Ахенский конгресс. Пятерной союз.Меттерних был далеко не так энергичен в деле применения на практике своих принципов, как в их теоретическом обосновании. За теоретиком скрывался государственный деятель. Государственный человек пользовался теоретиком, но сам не только отказывался ему служить, но и подчинял его себе всякий раз, когда этого требовали эгоистические интересы. Это с особенной ясностью обнаружилось в 1818 году, когда предстояло открытие Ахейского конгресса и выработка его программы. По правде сказать, конгресс этот был не из тех, что должны были основываться на новых принципах. Началом своим этот конгресс восходил к Священному союзу, но не им он был вызван к жизни. Он являлся в некотором смысле продолжением дебатов, открывшихся в 1815 году в Париже, и был как бы эпилогом к трактату 20 ноября. В интересах европейской безопасности и в интересах упрочения Бурбонов Франция была оккупирована иностранными войсками. Могла ли эта оккупация закончиться без всяких затруднений в 1818 году, или же ее следовало продолжить до крайнего срока, предусмотренного трактатом, т. е. до истечения полных пяти лет? В этом — по крайней мере на взгляд Меттерниха — заключался единственный вопрос, подлежавший обсуждению союзных монархов.
Царь хотел гораздо более широкой программы. Ему принадлежала инициатива конгресса; ему хотелось, чтобы этот конгресс был чем-то вроде нового Венского конгресса и чтобы в нем приняли участие представители всех монархов — как крупных, так и мелких. В особенности ему хотелось пригласить туда представителей испанского короля, который в 1817 году обратился к Священному союзу с просьбой о помощи против возмутившихся подданных своих южно-американских колоний. Эта перспектива не могла улыбаться англичанам, которым освобождение испанских колоний открывало огромный рынок для сбыта промышленных продуктов, — рынок тем более важный, что континентальная блокада, заставившая Европу искать в своей собственной индустрии средства для удовлетворения своих потребностей, отчасти отняла у Англии континентальный рынок.
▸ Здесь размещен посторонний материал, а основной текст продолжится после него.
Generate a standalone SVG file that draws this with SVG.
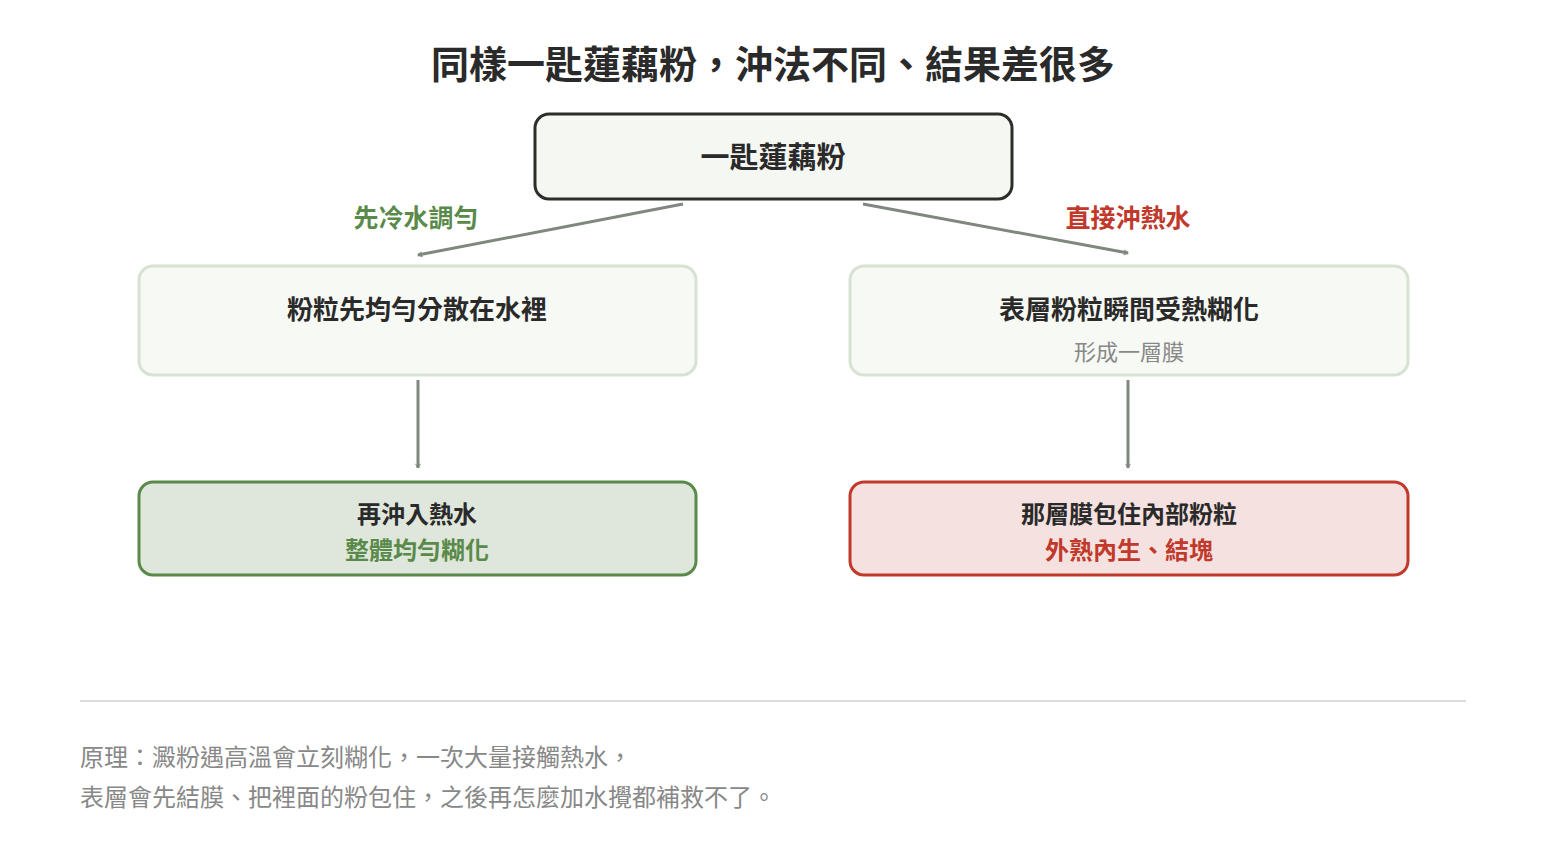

Для того чтобы создать противовес внушавшему ему опасения франко-русскому сближению, Меттерних нуждался в союзе с Англией; поэтому он готов был дать удовлетворение английским желаниям. С другой стороны, он опасался, чтобы Франция, как это случилось в 1815 году в Вене, не окружила себя свитой из представителей второстепенных государств, если им позволено будет фигурировать на конгрессе, и чтобы она, только что снова допущенная к участию в концерте европейских держав, не нарушила во второй раз существующего между ними согласия. Однако Меттерниху, не имевшему возможности говорить царю о своих опасениях касательно франко-русского сближения, удалось убедить его в вескости последних соображений. Но он все-таки добился постановления, гласившего, что рассмотрению подвергнутся на конгрессе только французские дела. Контрреволюция не была для него предметом вывоза.